In distributed systems, interactions with remote resources and services can fail due to various faults such as slow network connections, timeouts, or temporary unavailability of resources. These issues are often short-lived and can be mitigated by implementing strategies like the Retry pattern, which allows the system to attempt the operation again after a brief pause.

However, not all faults are short-lived. Some issues may arise from unanticipated events that take longer to resolve, such as partial connectivity loss or complete service failure. In these cases, continuously retrying the operation may be futile and can lead to wasted resources. Instead, the system should quickly recognize the failure and handle it appropriately, avoiding unnecessary retries.

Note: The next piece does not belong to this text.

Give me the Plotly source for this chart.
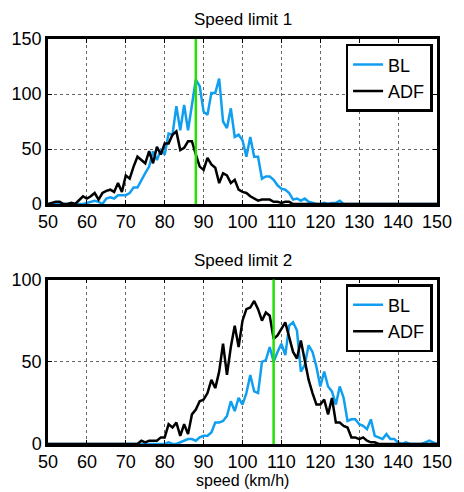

Moreover, in highly loaded systems, a failure in one part can lead to cascading failures across the system. For instance, if a service is overwhelmed, operations invoking this service might block until a timeout occurs, consuming critical resources like memory and threads. This can exhaust system resources, causing failures in other parts of the system. To prevent this, it is better for operations to fail fast when success is unlikely, rather than waiting for a timeout. While shorter timeouts can help, they should be balanced to avoid frequent failures.

Implementation

The Circuit Breaker pattern addresses issues by detecting failures and preventing repeated, unsuccessful operation attempts. When a failure is detected, the circuit breaker trips, causing subsequent attempts to fail immediately. This helps the system recover and maintain stability by isolating faults and preventing cascading failures, ensuring overall system resilience.

A Circuit Breaker functions as a proxy for operations that might fail. It tracks recent failures and uses this data to determine whether to allow the operation to proceed or to immediately return an exception.

The circuit-breaker can be seen as a state machine, intermediating remote calls:

  • Closed: Forwards requests to the actual service. If failures exceed a threshold, it switches to the Open state.
  • Open: Instantly fails requests, without invoking the actual service. After a timeout, it switches to the Half-Open state to test if the service has recovered.
  • Half-Open: Allows a limited number of requests to pass through. If these succeed, it resets the failure counter and switches back to the Closed state. If any request fails, it reverts to the Open state and restarts the timeout timer, preventing a recovering service from being overwhelmed.

The failure counter works as a sliding window, tracking the number of failures within a specified time frame. In HARP, you can fine-tune the window length and failure threshold to match your system's requirements.